# Rockwell Delta vintage jointer



## Madrid Richard (Apr 22, 2017)

Hello Rich here ...i purchasued a vintage Rockwell Delta jointer cast iron..can anyone help me what size of motor do these require and the size pull on motor and the belt...this set up the motors weight itself acts the belts tension..there is like a arm where the motor sits and the arm acts like as a titter ehile the motors weight created the tension ..can some one help me get this going or direct me to a manual ...thanks


----------



## Madrid Richard (Apr 22, 2017)

Sorry guys I had a lot of typos...new phone


----------



## epicfail48 (Mar 27, 2014)

Need more information to go off of mate, the recommendations i can give for a 6 inch jointer are way off if you have a 12 inch. Im going to assume its a 6 inch youre asking about until proven otherwise, in which case id say use a motor in the 3/4 to 1hp range, with a combination of pulleys that would get the head spinning at around 4000rpm, a pretty common speed from what ive seen. They puley size would depends on the speed of the motor, if you have a 1750rpm motor you have to step the speed up 2.25 times or so to get the cutter turning fast enough, something like a 6 inch pulley on the motor and a 2 inch on the cutter head would work. A 3600 rpm you wouldnt need as large a pulley on the motor, 3 inch on the motor to 2 inch on the cutter would get you in the ballpark


----------



## TomCT2 (May 16, 2014)

like this rascal?

half-hp 110v - entirely adequate in my use for up to 2" edge joinery
3450 rpm
pulleys are 2.75 inch - which works, but the belt takes a "set" - if I haven't used it lately I have to give a tug on the belt to get it to'a'goin. new belt might fix that.

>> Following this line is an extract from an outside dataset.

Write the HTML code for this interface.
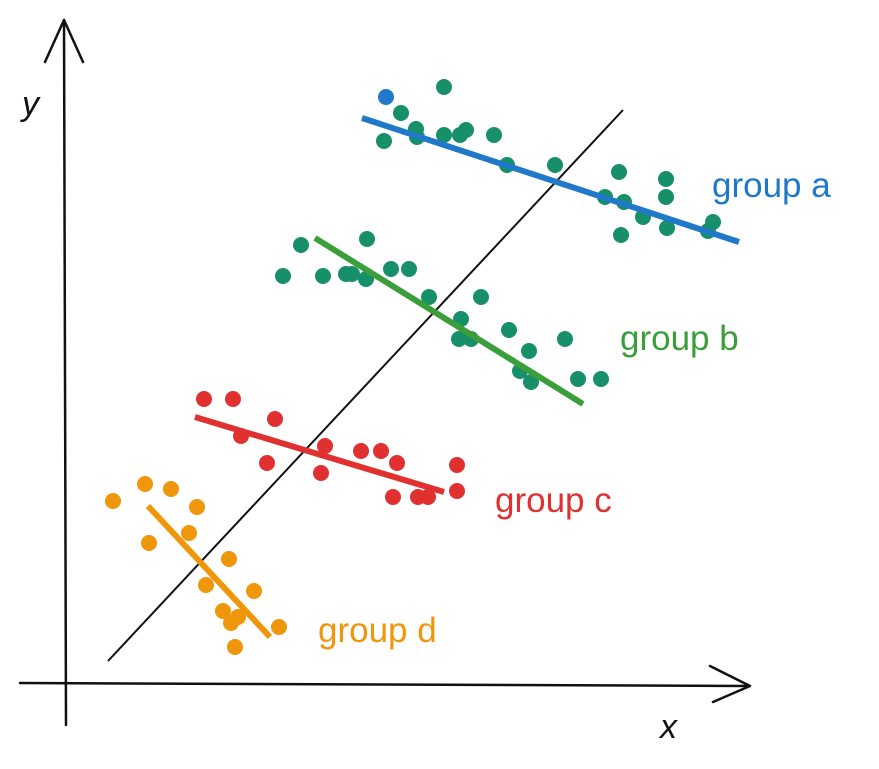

well, apparently uploading pictures is now totally broke, so you'll have to imagine things.


----------



## BigJim (Sep 2, 2008)

Works for me. LOL


----------



## TomCT2 (May 16, 2014)

interstink . . . as is said,

seems to want to work now....same method - go advanced, manage attachments, browse/select.... before the popup manage attachment window would appear and then immediately disappear - never to be found/seen again....


----------